In statistical physics, researchers seek to determine how atomic scale interactions lead to phenomena like boiling point, magnetism, or elasticity. The methods of statistical physics have been used to understand many biological systems, or complex systems in general. To this end, Martin Bier seeks to understand how, for example, a viral disease propagates through a population.
Merging biology and acoustics, Mark Sprague conducts research in the relatively new field of bioacoustics. His research group detects and interprets the sounds that various species of fish produce. Furthermore, his research investigates how noise pollution can initiate a fright response in animals, or how this pollution acts to overwhelm the sounds that these animals rely on to survive.
Steven Wolf conducts research in physics education, where he focuses on the development of student expertise in physics. In particular, he seeks to understand and build community in the physics classroom with the goal of creating successful learning experiences.
Atomic, molecular, radiation, and optical (AMRO) physics studies the interaction between radiation and matter at the molecular scale. Modern medicine is highly dependent on AMRO applications, as the many techniques to “photograph” the inside of a patient all derive from this type of research. Additionally, radiation therapy (radiotherapy) in the treatment of inoperable tumors, as well as laser surgery, are other prominent AMRO applications. The centerpiece of AMRO research at East Carolina University is the department’s Accelerator Laboratory.
Jefferson Shinpaugh and Michael Dingfelder study the effects of ionizing radiation on biological matter from experimental and theoretical points of view, respectively. Understanding how radiation damages DNA and cells in general is key to eventually determining the origins of many types of cancer.

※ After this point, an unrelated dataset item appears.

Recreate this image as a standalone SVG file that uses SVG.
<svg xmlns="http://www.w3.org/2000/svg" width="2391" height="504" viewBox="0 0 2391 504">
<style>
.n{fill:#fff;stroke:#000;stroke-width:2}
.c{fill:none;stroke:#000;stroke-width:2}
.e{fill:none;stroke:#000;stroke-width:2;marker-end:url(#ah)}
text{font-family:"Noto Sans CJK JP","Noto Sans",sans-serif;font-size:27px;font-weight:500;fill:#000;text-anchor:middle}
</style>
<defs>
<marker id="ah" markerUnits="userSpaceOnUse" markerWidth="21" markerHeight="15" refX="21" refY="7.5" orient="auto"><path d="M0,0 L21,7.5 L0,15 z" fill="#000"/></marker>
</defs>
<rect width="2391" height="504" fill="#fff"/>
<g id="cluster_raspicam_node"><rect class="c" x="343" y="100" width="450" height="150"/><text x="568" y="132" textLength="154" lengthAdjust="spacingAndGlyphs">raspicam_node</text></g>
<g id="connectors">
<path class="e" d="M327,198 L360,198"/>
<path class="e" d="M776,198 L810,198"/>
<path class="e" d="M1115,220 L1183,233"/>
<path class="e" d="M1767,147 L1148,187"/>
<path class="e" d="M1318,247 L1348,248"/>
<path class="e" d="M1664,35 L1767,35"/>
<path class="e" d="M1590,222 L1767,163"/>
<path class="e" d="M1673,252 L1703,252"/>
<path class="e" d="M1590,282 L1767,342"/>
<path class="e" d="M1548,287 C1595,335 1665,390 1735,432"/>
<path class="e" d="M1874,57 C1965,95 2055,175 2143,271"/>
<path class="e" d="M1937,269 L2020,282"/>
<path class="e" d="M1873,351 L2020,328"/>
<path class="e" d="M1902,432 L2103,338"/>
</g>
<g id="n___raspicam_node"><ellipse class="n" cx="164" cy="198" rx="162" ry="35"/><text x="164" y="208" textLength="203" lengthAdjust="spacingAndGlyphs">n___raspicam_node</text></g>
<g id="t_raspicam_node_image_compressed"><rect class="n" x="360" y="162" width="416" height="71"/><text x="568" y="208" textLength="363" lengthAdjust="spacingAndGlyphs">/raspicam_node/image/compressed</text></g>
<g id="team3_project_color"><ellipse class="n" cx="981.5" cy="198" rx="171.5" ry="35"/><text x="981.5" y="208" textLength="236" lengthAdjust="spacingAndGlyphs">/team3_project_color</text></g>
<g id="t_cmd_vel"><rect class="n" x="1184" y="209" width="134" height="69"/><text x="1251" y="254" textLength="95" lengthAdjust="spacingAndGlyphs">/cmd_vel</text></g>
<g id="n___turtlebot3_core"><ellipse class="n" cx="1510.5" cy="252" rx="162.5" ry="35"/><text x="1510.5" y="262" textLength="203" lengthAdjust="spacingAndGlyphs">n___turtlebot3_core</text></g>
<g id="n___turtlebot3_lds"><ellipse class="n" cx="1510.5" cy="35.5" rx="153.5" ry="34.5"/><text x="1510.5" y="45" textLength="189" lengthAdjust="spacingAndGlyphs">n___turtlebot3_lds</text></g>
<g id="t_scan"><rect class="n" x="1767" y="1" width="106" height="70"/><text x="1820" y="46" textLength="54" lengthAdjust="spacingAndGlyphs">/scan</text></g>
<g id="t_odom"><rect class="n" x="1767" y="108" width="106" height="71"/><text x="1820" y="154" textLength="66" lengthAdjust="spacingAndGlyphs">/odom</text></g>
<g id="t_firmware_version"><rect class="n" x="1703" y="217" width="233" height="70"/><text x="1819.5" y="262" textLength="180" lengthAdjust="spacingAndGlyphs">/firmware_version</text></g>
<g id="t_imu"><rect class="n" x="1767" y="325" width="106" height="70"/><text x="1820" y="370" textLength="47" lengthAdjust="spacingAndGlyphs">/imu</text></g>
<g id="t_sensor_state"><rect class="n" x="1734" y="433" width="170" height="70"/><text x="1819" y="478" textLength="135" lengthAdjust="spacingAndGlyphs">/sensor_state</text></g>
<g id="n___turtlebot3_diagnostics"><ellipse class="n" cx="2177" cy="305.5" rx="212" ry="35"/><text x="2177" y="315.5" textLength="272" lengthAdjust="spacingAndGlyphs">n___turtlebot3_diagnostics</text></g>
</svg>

Heavy ions can produce X-rays while undergoing collisions with, for instance, protons. The emission of these X-rays depends, among other things, on relative collision velocities. Gregory Lapicki in our department studies the underlying physics of this process.
Regina DeWitt frequently collaborates with geologists to study radiation damage in minerals. Such knowledge can be used, for example, to determine the age of an inorganic artifact based on how much light it emits under specific laboratory conditions. Furthermore, the techniques that the Optically Stimulated Luminescence Laboratory is developing can be used to monitor the potentially harmful radiation exposure of radiation workers and cancer patients. Her research group recently performed field work in Antarctica with the aim of determining the age of boulders along the coast line. Their results are important for building an understanding of coastline evolution and climate change.

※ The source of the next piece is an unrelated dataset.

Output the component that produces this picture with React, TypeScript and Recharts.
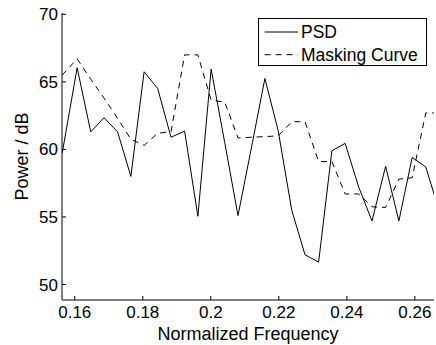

Joel DeWitt studies the space radiation shielding possibilities applicable to future spacecraft or planetary surface habitats. He is focused on novel and/or optimized materials that act to maximize the protection of space crews from ionizing radiation while minimizing the cost of their implementation. The study of space radiation shielding is important because of the known short- and long-term detrimental effects ionizing radiation can have on the human body.
In high energy physics, Zi-Wei Lin conducts research at the lowest possible scale: quarks and gluons. These particles, smaller than protons, are emitted when gold or lead nuclei collide at nearly the speed of light in big particle accelerators. Quarks and gluons are interesting because at about a microsecond after the Big Bang the entire universe was made up of them. As the universe next cooled, they fused and became normal matter like protons and neutrons, which eventually lead to the elements, to life, and to us.